Roma, 3 gennaio 2024 – Il 2023 è stato un anno cruciale per la politica migratoria italiana. E i risultati non fanno che confermare un quadro di inefficacia e contraddizioni. Con 157.652 sbarchi registrati, il numero più alto dal 2016, è difficile non considerare il fallimento delle strategie del governo Meloni nel gestire gli arrivi dei migranti. A questo, poi, si aggiungono i pochissimi rimpatri e il malfunzionamento dei Cpr.

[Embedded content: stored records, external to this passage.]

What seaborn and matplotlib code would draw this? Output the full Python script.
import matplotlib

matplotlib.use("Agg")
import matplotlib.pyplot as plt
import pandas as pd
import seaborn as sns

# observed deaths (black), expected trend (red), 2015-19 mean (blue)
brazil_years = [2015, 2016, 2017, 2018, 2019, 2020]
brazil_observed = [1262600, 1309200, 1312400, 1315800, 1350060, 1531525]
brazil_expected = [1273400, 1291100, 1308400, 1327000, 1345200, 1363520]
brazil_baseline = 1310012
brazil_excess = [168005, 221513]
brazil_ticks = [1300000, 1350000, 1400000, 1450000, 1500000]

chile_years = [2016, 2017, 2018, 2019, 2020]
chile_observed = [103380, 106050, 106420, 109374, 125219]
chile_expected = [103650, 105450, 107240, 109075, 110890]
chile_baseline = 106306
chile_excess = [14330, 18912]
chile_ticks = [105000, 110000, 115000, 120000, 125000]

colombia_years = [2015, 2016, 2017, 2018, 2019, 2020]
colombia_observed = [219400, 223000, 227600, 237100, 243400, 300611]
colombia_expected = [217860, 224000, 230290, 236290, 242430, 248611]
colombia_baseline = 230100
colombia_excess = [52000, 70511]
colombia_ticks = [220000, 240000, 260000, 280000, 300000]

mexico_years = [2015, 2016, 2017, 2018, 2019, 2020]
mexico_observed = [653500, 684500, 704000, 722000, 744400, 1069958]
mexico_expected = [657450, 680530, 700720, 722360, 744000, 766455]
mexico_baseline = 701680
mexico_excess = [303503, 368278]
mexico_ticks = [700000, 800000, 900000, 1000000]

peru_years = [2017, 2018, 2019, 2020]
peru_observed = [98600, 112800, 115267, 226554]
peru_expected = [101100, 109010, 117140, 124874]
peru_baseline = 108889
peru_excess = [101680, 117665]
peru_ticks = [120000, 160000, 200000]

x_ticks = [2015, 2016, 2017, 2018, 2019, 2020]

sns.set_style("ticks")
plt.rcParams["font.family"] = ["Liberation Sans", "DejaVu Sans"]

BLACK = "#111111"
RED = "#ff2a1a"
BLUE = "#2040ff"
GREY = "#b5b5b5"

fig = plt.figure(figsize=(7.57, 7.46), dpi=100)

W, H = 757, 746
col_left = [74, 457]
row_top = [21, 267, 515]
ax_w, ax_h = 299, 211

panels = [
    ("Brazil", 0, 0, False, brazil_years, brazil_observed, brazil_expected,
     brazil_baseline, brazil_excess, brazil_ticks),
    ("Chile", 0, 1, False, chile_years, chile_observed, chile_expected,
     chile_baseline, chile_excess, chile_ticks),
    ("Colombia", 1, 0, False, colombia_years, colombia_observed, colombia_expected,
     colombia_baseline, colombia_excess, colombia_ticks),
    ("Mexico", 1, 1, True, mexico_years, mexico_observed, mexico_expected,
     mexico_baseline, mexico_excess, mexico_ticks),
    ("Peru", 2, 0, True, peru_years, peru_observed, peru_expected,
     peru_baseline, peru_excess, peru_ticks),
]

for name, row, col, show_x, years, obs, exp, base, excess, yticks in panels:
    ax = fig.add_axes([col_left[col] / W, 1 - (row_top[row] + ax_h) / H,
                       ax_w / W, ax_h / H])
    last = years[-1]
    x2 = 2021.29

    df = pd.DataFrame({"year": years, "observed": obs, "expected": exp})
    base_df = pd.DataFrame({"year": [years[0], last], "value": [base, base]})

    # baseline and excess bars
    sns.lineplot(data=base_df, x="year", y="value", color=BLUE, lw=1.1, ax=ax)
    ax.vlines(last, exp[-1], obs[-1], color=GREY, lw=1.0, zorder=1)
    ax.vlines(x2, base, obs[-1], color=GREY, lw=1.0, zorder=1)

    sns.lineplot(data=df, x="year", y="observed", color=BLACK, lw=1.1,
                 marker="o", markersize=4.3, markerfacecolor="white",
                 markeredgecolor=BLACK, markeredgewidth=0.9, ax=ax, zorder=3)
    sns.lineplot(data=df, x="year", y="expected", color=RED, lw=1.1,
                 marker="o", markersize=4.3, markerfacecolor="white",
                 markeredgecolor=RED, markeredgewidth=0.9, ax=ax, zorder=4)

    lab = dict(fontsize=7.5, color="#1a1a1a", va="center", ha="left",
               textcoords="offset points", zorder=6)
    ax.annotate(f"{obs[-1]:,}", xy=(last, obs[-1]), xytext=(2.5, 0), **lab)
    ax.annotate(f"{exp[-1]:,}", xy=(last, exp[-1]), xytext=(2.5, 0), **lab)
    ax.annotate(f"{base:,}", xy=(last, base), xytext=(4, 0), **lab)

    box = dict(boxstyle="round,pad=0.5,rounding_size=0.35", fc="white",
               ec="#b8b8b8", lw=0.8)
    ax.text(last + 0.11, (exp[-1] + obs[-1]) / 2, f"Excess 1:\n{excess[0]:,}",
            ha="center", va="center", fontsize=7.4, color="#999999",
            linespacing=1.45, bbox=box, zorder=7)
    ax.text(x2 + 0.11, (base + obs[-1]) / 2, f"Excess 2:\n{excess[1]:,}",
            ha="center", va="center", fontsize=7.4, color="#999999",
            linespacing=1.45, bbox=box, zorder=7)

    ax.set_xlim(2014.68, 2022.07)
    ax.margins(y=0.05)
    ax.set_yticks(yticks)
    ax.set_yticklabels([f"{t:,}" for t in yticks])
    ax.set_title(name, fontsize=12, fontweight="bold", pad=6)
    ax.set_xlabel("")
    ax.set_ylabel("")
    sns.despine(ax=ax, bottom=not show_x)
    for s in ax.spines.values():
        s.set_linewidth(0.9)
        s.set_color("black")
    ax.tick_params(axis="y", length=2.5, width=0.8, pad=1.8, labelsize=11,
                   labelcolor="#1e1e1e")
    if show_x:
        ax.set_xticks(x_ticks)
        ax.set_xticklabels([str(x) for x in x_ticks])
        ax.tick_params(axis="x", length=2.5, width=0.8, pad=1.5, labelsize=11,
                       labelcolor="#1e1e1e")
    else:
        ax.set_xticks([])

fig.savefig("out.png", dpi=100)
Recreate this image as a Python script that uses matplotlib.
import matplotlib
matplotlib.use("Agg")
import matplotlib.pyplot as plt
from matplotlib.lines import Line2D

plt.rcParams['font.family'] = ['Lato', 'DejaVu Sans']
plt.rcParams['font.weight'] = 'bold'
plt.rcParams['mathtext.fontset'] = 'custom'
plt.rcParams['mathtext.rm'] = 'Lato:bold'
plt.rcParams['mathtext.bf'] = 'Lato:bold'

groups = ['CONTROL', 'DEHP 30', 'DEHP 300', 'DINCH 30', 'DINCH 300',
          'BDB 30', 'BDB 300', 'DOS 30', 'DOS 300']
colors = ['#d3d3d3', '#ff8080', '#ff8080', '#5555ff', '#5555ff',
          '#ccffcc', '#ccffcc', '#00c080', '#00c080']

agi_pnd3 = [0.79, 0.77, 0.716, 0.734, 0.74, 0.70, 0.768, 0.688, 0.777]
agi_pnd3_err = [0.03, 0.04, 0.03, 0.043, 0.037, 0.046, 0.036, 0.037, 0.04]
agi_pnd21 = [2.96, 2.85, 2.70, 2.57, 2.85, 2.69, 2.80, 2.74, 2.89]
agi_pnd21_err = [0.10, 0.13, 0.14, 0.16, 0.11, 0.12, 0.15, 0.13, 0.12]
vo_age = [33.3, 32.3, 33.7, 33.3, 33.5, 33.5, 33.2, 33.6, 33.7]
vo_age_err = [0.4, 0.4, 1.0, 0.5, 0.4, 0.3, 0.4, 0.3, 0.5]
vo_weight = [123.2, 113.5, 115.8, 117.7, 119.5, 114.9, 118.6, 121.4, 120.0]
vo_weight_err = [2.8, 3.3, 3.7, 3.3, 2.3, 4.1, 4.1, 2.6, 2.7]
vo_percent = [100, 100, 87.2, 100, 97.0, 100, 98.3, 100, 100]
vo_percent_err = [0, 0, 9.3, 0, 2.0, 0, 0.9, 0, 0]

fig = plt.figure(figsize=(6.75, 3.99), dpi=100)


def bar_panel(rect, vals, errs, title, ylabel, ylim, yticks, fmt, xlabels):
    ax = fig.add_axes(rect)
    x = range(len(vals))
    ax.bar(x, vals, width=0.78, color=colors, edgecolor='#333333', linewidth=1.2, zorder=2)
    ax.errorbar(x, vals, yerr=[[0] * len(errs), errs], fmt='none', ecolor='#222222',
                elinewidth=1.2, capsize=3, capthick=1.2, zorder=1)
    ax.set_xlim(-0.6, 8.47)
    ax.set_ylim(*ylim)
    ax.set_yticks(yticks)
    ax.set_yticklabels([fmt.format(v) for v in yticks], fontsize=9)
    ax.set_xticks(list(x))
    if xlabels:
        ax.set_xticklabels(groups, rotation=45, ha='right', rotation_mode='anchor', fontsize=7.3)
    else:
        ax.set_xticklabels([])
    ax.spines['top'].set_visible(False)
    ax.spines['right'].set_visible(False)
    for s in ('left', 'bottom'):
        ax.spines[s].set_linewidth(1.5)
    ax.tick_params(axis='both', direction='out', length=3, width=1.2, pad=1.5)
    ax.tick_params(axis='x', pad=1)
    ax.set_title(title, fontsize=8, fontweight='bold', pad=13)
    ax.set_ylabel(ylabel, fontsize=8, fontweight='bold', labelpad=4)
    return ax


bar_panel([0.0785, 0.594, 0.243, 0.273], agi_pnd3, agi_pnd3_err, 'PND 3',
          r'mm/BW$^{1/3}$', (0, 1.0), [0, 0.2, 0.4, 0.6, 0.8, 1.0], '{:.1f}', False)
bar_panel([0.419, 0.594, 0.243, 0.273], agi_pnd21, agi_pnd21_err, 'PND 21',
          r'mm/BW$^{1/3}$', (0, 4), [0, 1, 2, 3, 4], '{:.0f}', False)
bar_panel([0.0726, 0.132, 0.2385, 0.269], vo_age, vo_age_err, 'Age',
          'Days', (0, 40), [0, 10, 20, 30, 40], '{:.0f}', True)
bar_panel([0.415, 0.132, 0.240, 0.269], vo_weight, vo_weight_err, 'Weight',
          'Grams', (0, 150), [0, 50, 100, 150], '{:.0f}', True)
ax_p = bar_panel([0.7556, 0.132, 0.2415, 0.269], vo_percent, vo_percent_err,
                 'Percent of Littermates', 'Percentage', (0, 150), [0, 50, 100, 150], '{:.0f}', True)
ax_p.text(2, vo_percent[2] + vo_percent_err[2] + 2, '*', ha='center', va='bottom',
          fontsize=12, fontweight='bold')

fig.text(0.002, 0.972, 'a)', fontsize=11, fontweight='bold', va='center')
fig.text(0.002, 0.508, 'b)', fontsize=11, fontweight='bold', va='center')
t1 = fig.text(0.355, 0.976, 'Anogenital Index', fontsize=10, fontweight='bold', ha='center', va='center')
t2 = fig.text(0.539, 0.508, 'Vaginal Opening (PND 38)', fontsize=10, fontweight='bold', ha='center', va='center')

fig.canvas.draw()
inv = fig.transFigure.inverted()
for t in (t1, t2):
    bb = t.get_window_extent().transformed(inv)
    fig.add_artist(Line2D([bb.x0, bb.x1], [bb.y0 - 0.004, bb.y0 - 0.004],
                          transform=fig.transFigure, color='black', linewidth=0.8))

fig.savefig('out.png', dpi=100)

Migranti e il fallimento delle politiche di governo
Una delle criticità principali è emersa dagli accordi con alcuni Paesi. Accordi che sembrano violare i diritti umani, trasformando le operazioni di soccorso in respingimenti mascherati. Questa pratica è in netto contrasto con le convenzioni europee, e ha portato a numerose condanne da parte della Corte europea dei diritti dell’uomo per trattamenti inumani e detenzioni illegali. Comprese quelle nei confronti di minori.

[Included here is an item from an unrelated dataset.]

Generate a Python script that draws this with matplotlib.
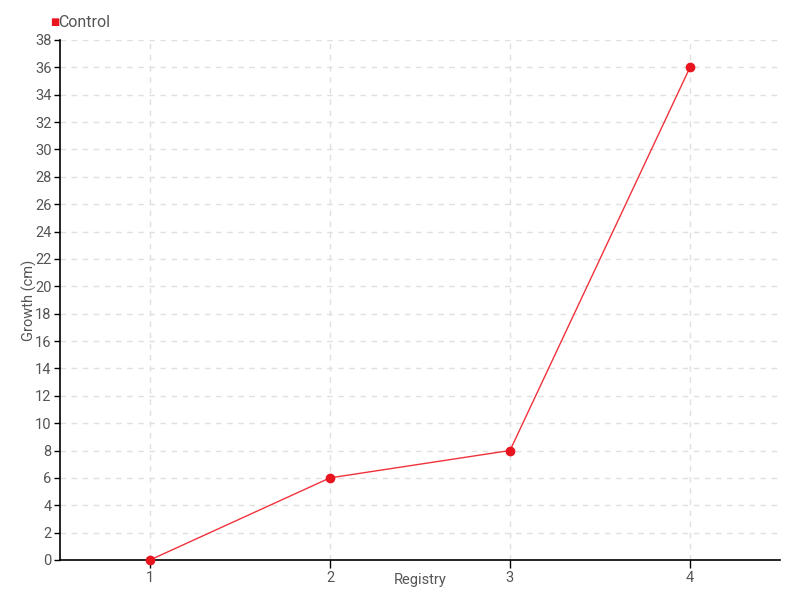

Rispetto alla strategia del ministro dell’Interno Matteo Piantedosi di ampliare i Centri di Permanenza per il Rimpatrio (Cpr), l’obiettivo di raggiungere 4.000 posti è rimasto irraggiunto. La promessa di aprire dieci nuovi centri, uno per regione, è svanita nel nulla. E con essa i 5,4 milioni di euro stanziati per la loro realizzazione sono rimasti inutilizzati. Ora il governo prevede di investire 32 milioni di euro nel 2024 per la gestione di quelli già esistenti, ma la decisione suscita non poche preoccupazioni sulle condizioni in cui vengono detenuti i migranti.

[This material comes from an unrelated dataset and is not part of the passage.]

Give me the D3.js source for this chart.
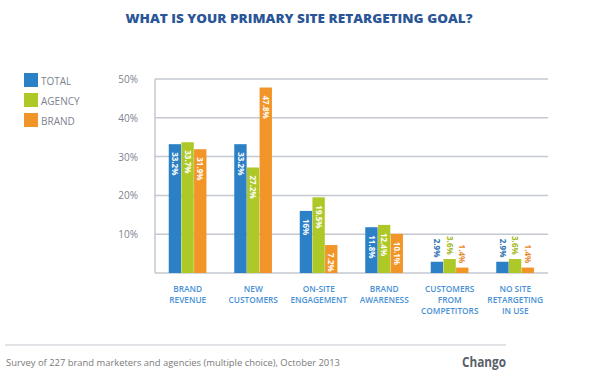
<!DOCTYPE html>
<html><head><meta charset="utf-8">
<script src="https://cdn.jsdelivr.net/npm/d3@7"></script>
<style>body{margin:0;background:#fff}svg{display:block}text{font-family:"Open Sans","Lato",sans-serif}</style>
</head><body><div id="chart"></div>
<script>
const categories = [["BRAND","REVENUE"],["NEW","CUSTOMERS"],["ON-SITE","ENGAGEMENT"],["BRAND","AWARENESS"],["CUSTOMERS","FROM","COMPETITORS"],["NO SITE","RETARGETING","IN USE"]];
const seriesNames = ["TOTAL","AGENCY","BRAND"];
const totalValues = [33.2, 33.2, 16, 11.8, 2.9, 2.9];
const agencyValues = [33.7, 27.2, 19.5, 12.4, 3.6, 3.6];
const brandValues = [31.9, 47.8, 7.2, 10.1, 1.4, 1.4];
const valueLabels = [["33.2%","33.2%","16%","11.8%","2.9%","2.9%"],["33.7%","27.2%","19.5%","12.4%","3.6%","3.6%"],["31.9%","47.8%","7.2%","10.1%","1.4%","1.4%"]];
const yTicks = [10,20,30,40,50];
const colors = ["#2b80c6","#aec828","#f29529"];
const labelColors = ["#2a6fb0","#9fb820","#e8892a"];

const W=600,H=378;
const svg=d3.select("#chart").append("svg").attr("width",W).attr("height",H);
const x0=155,x1=548,yTop=79,yBot=273;
const y=d3.scaleLinear().domain([0,50]).range([yBot,yTop]);
const xb=d3.scaleBand().domain(d3.range(categories.length)).range([x0,x1]).paddingInner(0.42).paddingOuter(0.21);
const xs=d3.scaleBand().domain(d3.range(3)).range([0,xb.bandwidth()]);
const series=[totalValues,agencyValues,brandValues];

// title
svg.append("text").attr("x",299).attr("y",23).attr("text-anchor","middle")
 .attr("font-size",12.5).attr("font-weight",800).attr("fill","#2a5597")
 .attr("textLength",347).attr("lengthAdjust","spacingAndGlyphs")
 .text("WHAT IS YOUR PRIMARY SITE RETARGETING GOAL?");

// gridlines
svg.append("g").selectAll("line").data(yTicks).join("line")
 .attr("x1",x0).attr("x2",x1).attr("y1",d=>y(d)).attr("y2",d=>y(d))
 .attr("stroke","#c3c8d0").attr("stroke-width",1.5);
svg.append("line").attr("x1",x0).attr("x2",x0).attr("y1",yTop).attr("y2",yBot).attr("stroke","#c3c8d0").attr("stroke-width",1.5);
svg.append("line").attr("x1",x0).attr("x2",x1).attr("y1",yBot).attr("y2",yBot).attr("stroke","#c3c8d0").attr("stroke-width",1.5);

// y tick labels
svg.append("g").selectAll("text").data(yTicks).join("text")
 .attr("x",138).attr("y",d=>y(d)+4).attr("text-anchor","end")
 .attr("font-size",10).attr("fill","#7d8290").text(d=>d+"%");

// bars
series.forEach((vals,si)=>{
  const g=svg.append("g");
  g.selectAll("rect").data(vals).join("rect")
   .attr("x",(d,i)=>xb(i)+xs(si)).attr("width",xs.bandwidth()-0.3)
   .attr("y",d=>y(d)).attr("height",d=>yBot-y(d)).attr("fill",colors[si]);
  g.selectAll("text").data(vals).join("text")
   .attr("transform",(d,i)=>{
     const cx=xb(i)+xs(si)+xs.bandwidth()/2-3;
     const inside=d>5;
     const ty= inside? y(d)+8 : y(d)-23;
     return `translate(${cx},${ty}) rotate(90)`;})
   .attr("font-size",8).attr("font-weight",700)
   .attr("fill",(d)=> d>5?"#ffffff":labelColors[si])
   .text((d,i)=>valueLabels[si][i]);
});

// category labels
const cg=svg.append("g");
categories.forEach((lines,i)=>{
  const t=cg.append("text").attr("text-anchor","middle").attr("font-size",8.3).attr("font-weight",600).attr("fill","#4891d6");
  lines.forEach((l,k)=>t.append("tspan").attr("x",xb(i)+xb.bandwidth()/2).attr("y",292+k*11.2).text(l));
});

// legend
const lg=svg.append("g");
seriesNames.forEach((n,i)=>{
  lg.append("rect").attr("x",24).attr("y",73+i*20).attr("width",14).attr("height",14).attr("fill",colors[i]);
  lg.append("text").attr("x",41).attr("y",84.5+i*20).attr("font-size",10).attr("fill","#7d8290").text(n);
});

// footer
svg.append("line").attr("x1",5).attr("x2",506).attr("y1",345).attr("y2",345).attr("stroke","#c3c8d0").attr("stroke-width",1.2);
svg.append("text").attr("x",6).attr("y",366).attr("font-size",9.5).attr("fill","#7a7a7a")
 .attr("textLength",334).attr("lengthAdjust","spacingAndGlyphs")
 .text("Survey of 227 brand marketers and agencies (multiple choice), October 2013");
svg.append("text").attr("x",506).attr("y",367).attr("text-anchor","end").attr("font-size",14).attr("font-weight",700).attr("fill","#5a5f6a")
 .attr("textLength",44).attr("lengthAdjust","spacingAndGlyphs").text("Chango");
</script></body></html>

La questione dei rimpatri, poi, non è meno problematica. Dei 157.000 sbarchi nel 2023, solo circa 4.000 migranti sono stati effettivamente rimandati a casa. Nonostante il ministro Piantedosi vantasse un aumento del 15% rispetto al 2022, solo la metà di coloro che vengono detenuti nei Cpr alla fine viene rimpatriata. E questo evidenzia una mancanza di efficacia nelle procedure. Per quanto riguarda la cauzione di 5.000 euro prevista per i migranti provenienti da Paesi considerati sicuri, invece, si può dire sia rimasta lettera morta, a causa delle bocciature giudiziarie e dell’attesa di una decisione della Cassazione. Nel frattempo, il governo sembra contare sulla clemenza dei giudici albanesi per accelerare gli accordi Italia-Albania, una strategia incerta e rischiosa.
La collaborazione con i Paesi di origine e transito, tanto sbandierata dal governo, poi, ha prodotto risultati nulli. Nonostante la necessità di stringere patti con nazioni chiave come Guinea, Costa d’Avorio e Bangladesh, dai quali proviene circa un terzo di tutti i migranti sbarcati nel 2023, il governo sembra incapace di concretizzare azioni efficaci. Perciò, in conclusione, pare che il governo Meloni abbia dimostrato un’assoluta incapacità di gestire la complessità della questione migratoria. Con un mix di fallimenti, contraddizioni e una mancanza di chiara programmazione che ha portato a una situazione critica. E, di fatto, ha messo a rischio sia i diritti umani che la reputazione internazionale dell’Italia.